Le principe de l'équilibre politique réclame des groupements provisoires de puissances au nom même du droit international, car ces groupements ont pour résultat de réduire à néant tout désir tendant à la domination universelle. Mais est-ce que la Russie a fait montre dans la question d'Orient de pareilles ambitions ? Certes non; son but politique consiste à délivrer les Slaves, à créer une confédération slave, ou confédération des Balkans, sous l'influence des idées orthodoxes. Le protectorat russe ne doit pas mener à une ingérence dans les affaires intérieures des membres composant la confédération.

Les peuples qui formeront la confédération des Balkans doivent jouir de la même liberté dont les Finlandais jouissent jusqu'à présent. Seulement, au cas où il y aurait lieu pour les membres de la confédération de

se défendre contre un ennemi extérieur ou de faire cesser des troubles intérieurs, nous trouvons qu'ils doivent, avec la Russie à leur tête, se grouper en un seul corps. Ce groupement doit se faire au nom de la communauté d'idées et de sentiments qui rattache les Slaves à la religion orthodoxe, au nom aussi des pensées de charité et de pardon qui sont dans le caractère de la nation slave et président aux actions généreuses de notre Sainte-Église orthodoxe, pendant que les catholiques étalent leur exclusivisme fanatique et les protestants leur froideur spéculatrice.

Voit-on là des tendances à l'empire universel ? Où sont-elles?

Quand ces tendances existent, on groupe de force, en les menaçant, des peuples dont les vues et les aspirations sont différentes, souvent même diamétralement opposées; on les réunit non pas pour répondre à des besoins intellectuels ou moraux, mais uniquement pour la gloire de montrer sa force.

N'est-ce point là violer le principe de l'équilibre politique? De là à nos réclamations il y a tout un abîme, un abîme sans fond.

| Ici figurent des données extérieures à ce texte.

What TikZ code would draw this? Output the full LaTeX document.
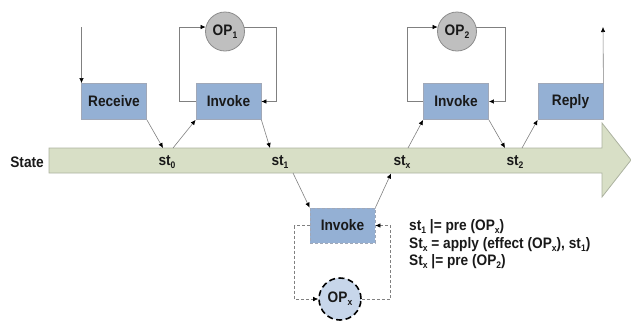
\documentclass[tikz,border=0pt]{standalone}
\usepackage{fontspec}
\setmainfont{Liberation Sans}[FakeStretch=0.9]
\usetikzlibrary{arrows.meta}

% small bold index used in OP_1, st_0 ...
\newcommand\lowidx[1]{\raisebox{-0.35ex}{\fontsize{9.5}{10}\selectfont\bfseries #1}}

\definecolor{boxfill}{RGB}{148,176,212}
\definecolor{boxline}{RGB}{160,168,184}
\definecolor{opfill}{RGB}{191,191,191}
\definecolor{opline}{RGB}{140,140,140}
\definecolor{opxfill}{RGB}{199,214,234}
\definecolor{bandfill}{RGB}{216,223,198}
\definecolor{bandline}{RGB}{172,178,160}
\definecolor{linkgray}{RGB}{128,128,128}
\definecolor{txt}{RGB}{25,25,25}

\tikzset{
  actbox/.style={draw=boxline, line width=0.8pt, fill=boxfill, minimum width=65pt,
    minimum height=36pt, inner sep=0pt, text=txt},
  opnode/.style={circle, draw=opline, line width=0.8pt, fill=opfill, minimum size=39pt,
    inner sep=0pt, text=txt},
  link/.style={draw=linkgray, line width=0.6pt, -{Latex[length=5pt,width=4.5pt,color=black]}},
  dlink/.style={link, dash pattern=on 3pt off 2pt},
  stlabel/.style={text=txt, inner sep=0pt},
}

\begin{document}
\begin{tikzpicture}[x=1pt, y=-1pt, font=\bfseries\fontsize{15.2}{17}\selectfont]
\useasboundingbox (0,0) rectangle (631,322);

% the state arrow
\path[draw=bandline, line width=0.8pt, fill=bandfill]
  (49,148) -- (602,148) -- (602,123) -- (631,160) -- (602,197) -- (602,173) -- (49,173) -- cycle;
\node[stlabel, anchor=east] (state) at (44,162) {State};
\node[stlabel] (st0) at (167,162) {st\lowidx{0}};
\node[stlabel] (st1) at (280,162) {st\lowidx{1}};
\node[stlabel] (stx) at (402,162) {st\lowidx{x}};
\node[stlabel] (st2) at (515,162) {st\lowidx{2}};

% points on the band where the connectors meet it
\coordinate (s0in)  at (163,148);
\coordinate (s0out) at (173,148);
\coordinate (s1in)  at (270,148);
\coordinate (s1out) at (293,173);
\coordinate (sxin)  at (391,173.5);
\coordinate (sxout) at (408,148);
\coordinate (s2in)  at (505,148);
\coordinate (s2out) at (522,148);
\coordinate (inp)   at (81.5,27);
\coordinate (outp)  at (603,27);

% activities
\node[actbox] (recv)  at (114,101.5) {Receive};
\node[actbox] (inv1)  at (228.5,101.5) {Invoke};
\node[actbox] (inv2)  at (456,101.5) {Invoke};
\node[actbox] (reply) at (570.5,101.5) {Reply};
\node[actbox, dash pattern=on 3pt off 2pt, minimum height=35pt] (invx) at (342.5,225.5) {Invoke};

% operations
\node[opnode] (op1) at (225,31.5) {OP\lowidx{1}};
\node[opnode] (op2) at (457,31.5) {OP\lowidx{2}};
\node[opnode, fill=opxfill, draw=black, line width=1.6pt, dash pattern=on 6pt off 3.5pt,
  minimum size=42pt] (opx) at (340,299) {OP\lowidx{x}};

% flow along the state
\draw[link] (inp) -- (inp |- recv.north);
\draw[link] (recv.south east) -- (s0in);
\draw[link] (s0out) -- (inv1.south west);
\draw[link] (inv1.south east) -- (s1in);
\draw[link] (s1out) -- (invx.north west);
\draw[link] (invx.north east) -- (sxin);
\draw[link] (sxout) -- (inv2.south west);
\draw[link] (inv2.south east) -- (s2in);
\draw[link] (s2out) -- (reply.south west);
\draw[link] (reply.north east) -- (outp);

% invoke loops
\draw[link] (inv1.west) -- ++(-16,0) |- (op1.167);
\draw[link] (op1.13) -| ([xshift=15pt]inv1.east) -- (inv1.east);
\draw[link] (inv2.west) -- ++(-16,0) |- (op2.167);
\draw[link] (op2.13) -| ([xshift=16pt]inv2.east) -- (inv2.east);
\draw[dlink] (invx.west) -- ++(-15,0) |- (opx.west);
\draw[dlink] (opx.east) -| ([xshift=15pt]invx.east) -- (invx.east);

% conditions
\node[anchor=west, align=left, text=txt, inner sep=0pt,
  font=\bfseries\fontsize{15.2}{17.5}\selectfont] (cond) at (409,244.5)
  {st\lowidx{1} |= pre (OP\lowidx{x})\\
   St\lowidx{x} = apply (effect (OP\lowidx{x}), st\lowidx{1})\\
   St\lowidx{x} |= pre (OP\lowidx{2})};
\end{tikzpicture}
\end{document}
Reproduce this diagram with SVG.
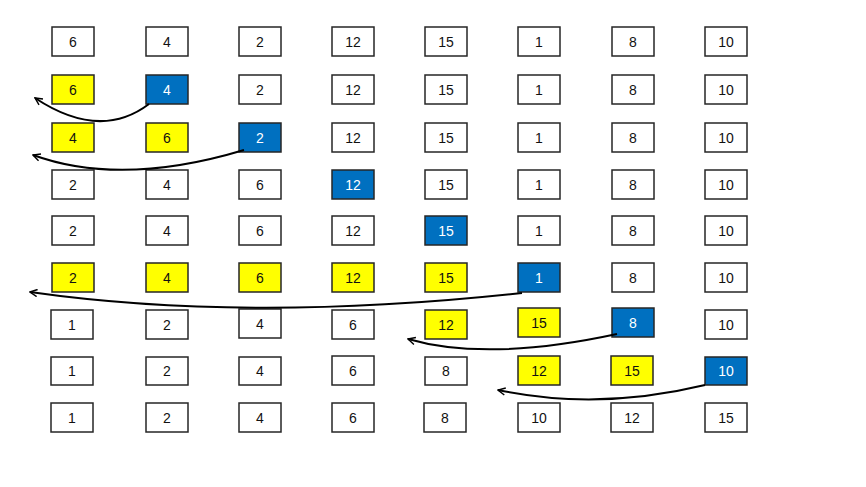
<svg xmlns="http://www.w3.org/2000/svg" width="866" height="487" viewBox="0 0 866 487">
<defs>
<style>
g rect{stroke:#262626;stroke-width:1.5;}
.w rect{fill:#fff;}
.y rect{fill:#ffff00;}
.b rect{fill:#0070c0;}
text{font-family:"Liberation Sans",Arial,sans-serif;font-size:14px;text-anchor:middle;fill:#111;}
.b text{fill:#fff;}
.c{fill:none;stroke:#000;stroke-width:2;}
</style>
<marker id="ah" viewBox="0 0 10 10" refX="9" refY="5" markerWidth="9" markerHeight="9" markerUnits="userSpaceOnUse" orient="auto">
<path d="M1,1 L9,5 L1,9" fill="none" stroke="#000" stroke-width="1.6"/>
</marker>
</defs>
<rect width="866" height="487" fill="#fff"/>
<!-- row 0 -->
<g id="r0c0" class="w"><rect x="52" y="27" width="42" height="29"/><text x="73" y="46.5">6</text></g>
<g id="r0c1" class="w"><rect x="146" y="27" width="42" height="29"/><text x="167" y="46.5">4</text></g>
<g id="r0c2" class="w"><rect x="239" y="27" width="42" height="29"/><text x="260" y="46.5">2</text></g>
<g id="r0c3" class="w"><rect x="332" y="27" width="42" height="29"/><text x="353" y="46.5">12</text></g>
<g id="r0c4" class="w"><rect x="425" y="27" width="42" height="29"/><text x="446" y="46.5">15</text></g>
<g id="r0c5" class="w"><rect x="518" y="27" width="42" height="29"/><text x="539" y="46.5">1</text></g>
<g id="r0c6" class="w"><rect x="612" y="27" width="42" height="29"/><text x="633" y="46.5">8</text></g>
<g id="r0c7" class="w"><rect x="705" y="27" width="42" height="29"/><text x="726" y="46.5">10</text></g>
<!-- row 1 -->
<g id="r1c0" class="y"><rect x="52" y="75" width="42" height="29"/><text x="73" y="94.5">6</text></g>
<g id="r1c1" class="b"><rect x="146" y="75" width="42" height="29"/><text x="167" y="94.5">4</text></g>
<g id="r1c2" class="w"><rect x="239" y="75" width="42" height="29"/><text x="260" y="94.5">2</text></g>
<g id="r1c3" class="w"><rect x="332" y="75" width="42" height="29"/><text x="353" y="94.5">12</text></g>
<g id="r1c4" class="w"><rect x="425" y="75" width="42" height="29"/><text x="446" y="94.5">15</text></g>
<g id="r1c5" class="w"><rect x="518" y="75" width="42" height="29"/><text x="539" y="94.5">1</text></g>
<g id="r1c6" class="w"><rect x="612" y="75" width="42" height="29"/><text x="633" y="94.5">8</text></g>
<g id="r1c7" class="w"><rect x="705" y="75" width="42" height="29"/><text x="726" y="94.5">10</text></g>
<!-- row 2 -->
<g id="r2c0" class="y"><rect x="52" y="123" width="42" height="29"/><text x="73" y="142.5">4</text></g>
<g id="r2c1" class="y"><rect x="146" y="123" width="42" height="29"/><text x="167" y="142.5">6</text></g>
<g id="r2c2" class="b"><rect x="239" y="123" width="42" height="29"/><text x="260" y="142.5">2</text></g>
<g id="r2c3" class="w"><rect x="332" y="123" width="42" height="29"/><text x="353" y="142.5">12</text></g>
<g id="r2c4" class="w"><rect x="425" y="123" width="42" height="29"/><text x="446" y="142.5">15</text></g>
<g id="r2c5" class="w"><rect x="518" y="123" width="42" height="29"/><text x="539" y="142.5">1</text></g>
<g id="r2c6" class="w"><rect x="612" y="123" width="42" height="29"/><text x="633" y="142.5">8</text></g>
<g id="r2c7" class="w"><rect x="705" y="123" width="42" height="29"/><text x="726" y="142.5">10</text></g>
<!-- row 3 -->
<g id="r3c0" class="w"><rect x="52" y="170" width="42" height="29"/><text x="73" y="189.5">2</text></g>
<g id="r3c1" class="w"><rect x="146" y="170" width="42" height="29"/><text x="167" y="189.5">4</text></g>
<g id="r3c2" class="w"><rect x="239" y="170" width="42" height="29"/><text x="260" y="189.5">6</text></g>
<g id="r3c3" class="b"><rect x="332" y="170" width="42" height="29"/><text x="353" y="189.5">12</text></g>
<g id="r3c4" class="w"><rect x="425" y="170" width="42" height="29"/><text x="446" y="189.5">15</text></g>
<g id="r3c5" class="w"><rect x="518" y="170" width="42" height="29"/><text x="539" y="189.5">1</text></g>
<g id="r3c6" class="w"><rect x="612" y="170" width="42" height="29"/><text x="633" y="189.5">8</text></g>
<g id="r3c7" class="w"><rect x="705" y="170" width="42" height="29"/><text x="726" y="189.5">10</text></g>
<!-- row 4 -->
<g id="r4c0" class="w"><rect x="52" y="216" width="42" height="29"/><text x="73" y="235.5">2</text></g>
<g id="r4c1" class="w"><rect x="146" y="216" width="42" height="29"/><text x="167" y="235.5">4</text></g>
<g id="r4c2" class="w"><rect x="239" y="216" width="42" height="29"/><text x="260" y="235.5">6</text></g>
<g id="r4c3" class="w"><rect x="332" y="216" width="42" height="29"/><text x="353" y="235.5">12</text></g>
<g id="r4c4" class="b"><rect x="425" y="216" width="42" height="29"/><text x="446" y="235.5">15</text></g>
<g id="r4c5" class="w"><rect x="518" y="216" width="42" height="29"/><text x="539" y="235.5">1</text></g>
<g id="r4c6" class="w"><rect x="612" y="216" width="42" height="29"/><text x="633" y="235.5">8</text></g>
<g id="r4c7" class="w"><rect x="705" y="216" width="42" height="29"/><text x="726" y="235.5">10</text></g>
<!-- row 5 -->
<g id="r5c0" class="y"><rect x="52" y="263" width="42" height="29"/><text x="73" y="282.5">2</text></g>
<g id="r5c1" class="y"><rect x="146" y="263" width="42" height="29"/><text x="167" y="282.5">4</text></g>
<g id="r5c2" class="y"><rect x="239" y="263" width="42" height="29"/><text x="260" y="282.5">6</text></g>
<g id="r5c3" class="y"><rect x="332" y="263" width="42" height="29"/><text x="353" y="282.5">12</text></g>
<g id="r5c4" class="y"><rect x="425" y="263" width="42" height="29"/><text x="446" y="282.5">15</text></g>
<g id="r5c5" class="b"><rect x="518" y="263" width="42" height="29"/><text x="539" y="282.5">1</text></g>
<g id="r5c6" class="w"><rect x="612" y="263" width="42" height="29"/><text x="633" y="282.5">8</text></g>
<g id="r5c7" class="w"><rect x="705" y="263" width="42" height="29"/><text x="726" y="282.5">10</text></g>
<!-- row 6 -->
<g id="r6c0" class="w"><rect x="51" y="310" width="42" height="29"/><text x="72" y="329.5">1</text></g>
<g id="r6c1" class="w"><rect x="146" y="310" width="42" height="29"/><text x="167" y="329.5">2</text></g>
<g id="r6c2" class="w"><rect x="239" y="309" width="42" height="29"/><text x="260" y="328.5">4</text></g>
<g id="r6c3" class="w"><rect x="332" y="310" width="42" height="29"/><text x="353" y="329.5">6</text></g>
<g id="r6c4" class="y"><rect x="425" y="310" width="42" height="29"/><text x="446" y="329.5">12</text></g>
<g id="r6c5" class="y"><rect x="518" y="308" width="42" height="29"/><text x="539" y="327.5">15</text></g>
<g id="r6c6" class="b"><rect x="612" y="308" width="42" height="29"/><text x="633" y="327.5">8</text></g>
<g id="r6c7" class="w"><rect x="705" y="310" width="42" height="29"/><text x="726" y="329.5">10</text></g>
<!-- row 7 -->
<g id="r7c0" class="w"><rect x="51" y="357" width="42" height="28"/><text x="72" y="376">1</text></g>
<g id="r7c1" class="w"><rect x="146" y="357" width="42" height="28"/><text x="167" y="376">2</text></g>
<g id="r7c2" class="w"><rect x="239" y="357" width="42" height="28"/><text x="260" y="376">4</text></g>
<g id="r7c3" class="w"><rect x="332" y="356" width="42" height="29"/><text x="353" y="375.5">6</text></g>
<g id="r7c4" class="w"><rect x="425" y="357" width="42" height="28"/><text x="446" y="376">8</text></g>
<g id="r7c5" class="y"><rect x="518" y="356" width="42" height="29"/><text x="539" y="375.5">12</text></g>
<g id="r7c6" class="y"><rect x="611" y="356" width="42" height="29"/><text x="632" y="375.5">15</text></g>
<g id="r7c7" class="b"><rect x="705" y="357" width="42" height="28"/><text x="726" y="376">10</text></g>
<!-- row 8 -->
<g id="r8c0" class="w"><rect x="51" y="403" width="42" height="29"/><text x="72" y="422.5">1</text></g>
<g id="r8c1" class="w"><rect x="146" y="403" width="42" height="29"/><text x="167" y="422.5">2</text></g>
<g id="r8c2" class="w"><rect x="239" y="403" width="42" height="29"/><text x="260" y="422.5">4</text></g>
<g id="r8c3" class="w"><rect x="332" y="403" width="42" height="29"/><text x="353" y="422.5">6</text></g>
<g id="r8c4" class="w"><rect x="424" y="403" width="42" height="29"/><text x="445" y="422.5">8</text></g>
<g id="r8c5" class="w"><rect x="518" y="403" width="42" height="29"/><text x="539" y="422.5">10</text></g>
<g id="r8c6" class="w"><rect x="611" y="403" width="42" height="29"/><text x="632" y="422.5">12</text></g>
<g id="r8c7" class="w"><rect x="705" y="403" width="42" height="29"/><text x="726" y="422.5">15</text></g>
<g id="connectors">
<path class="c" marker-end="url(#ah)" d="M149,104 Q100,141 35,98"/>
<path class="c" marker-end="url(#ah)" d="M244,150 Q121,187 33,155"/>
<path class="c" marker-end="url(#ah)" d="M522,293 Q248,323 30,292"/>
<path class="c" marker-end="url(#ah)" d="M617,334 Q487,362 408,339"/>
<path class="c" marker-end="url(#ah)" d="M705,385 Q598,411 498,390"/>
</g>
</svg>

L'Allemagne d'aujourd'hui, forte de son unification, se réunit à l'Autriche pour retarder la solution naturelle de la question d'Orient; elle aspire à former dans les Balkans une puissante confédération sous l'influence austro-allemande, à enlever aux Slaves leur nationalité, à les convertir au catholicisme. Et si une telle prétention venait à se réaliser, il y aurait là une force con

sidérable, une puissance qui serait un danger pour l'équilibre international et une menace pour le droit international lui-même. Les membres d'une confédération telle que l'envisagent l'Allemagne et l'Autriche ne formeraient un tout que sous l'action constante des deux nations. Rien dans leur groupement ne prouverait qu'ils obéissent à un idéal commun, à un penchant naturel, tel que témoigne d'ordinaire l'esclave à l'égard de celui qui lui a donné la liberté. De plus, les autres puissances européennes, sans en excepter les « grandes » ellesmêmes, se trouveraient être pour ainsi dire dans un état de vassalité par suite de l'hégémonie austro-allemande dans les Balkans.

DEUXIÈME PARTIE

CHAPITRE PREMIER

NOTIONS HISTORIQUES SUR LE LÉGITIMISME.

La défense du principe subjectif du droit international, dont on avait justement cru trouver la garantie dans l'équilibre politique, parut réalisable lorsqu'on reconnut le principe du légitimisme comme devant diriger les relations mutuelles des membres de la communauté européenne. On voulut opposer au césarisme napoléonien la théorie légitimiste, c'est-à-dire la théorie de la légalité, la théorie de la succession légitime au trône, et on lui donna le caractère d'un droit divin. D'après cette théorie, le pouvoir politique doit appartenir aux dynasties qui règnent ou régnèrent dans chaque Etat d'après les lois de succession au trône; on affirmait que les différents ordres de succession ont été établis par Dieu lui-même, que tous les représentants du pouvoir suprême sont les élus de la Providence. Les chefs de la politique européenne espéraient, grâce à cette théorie, assurer la longévité de l'ordre politique.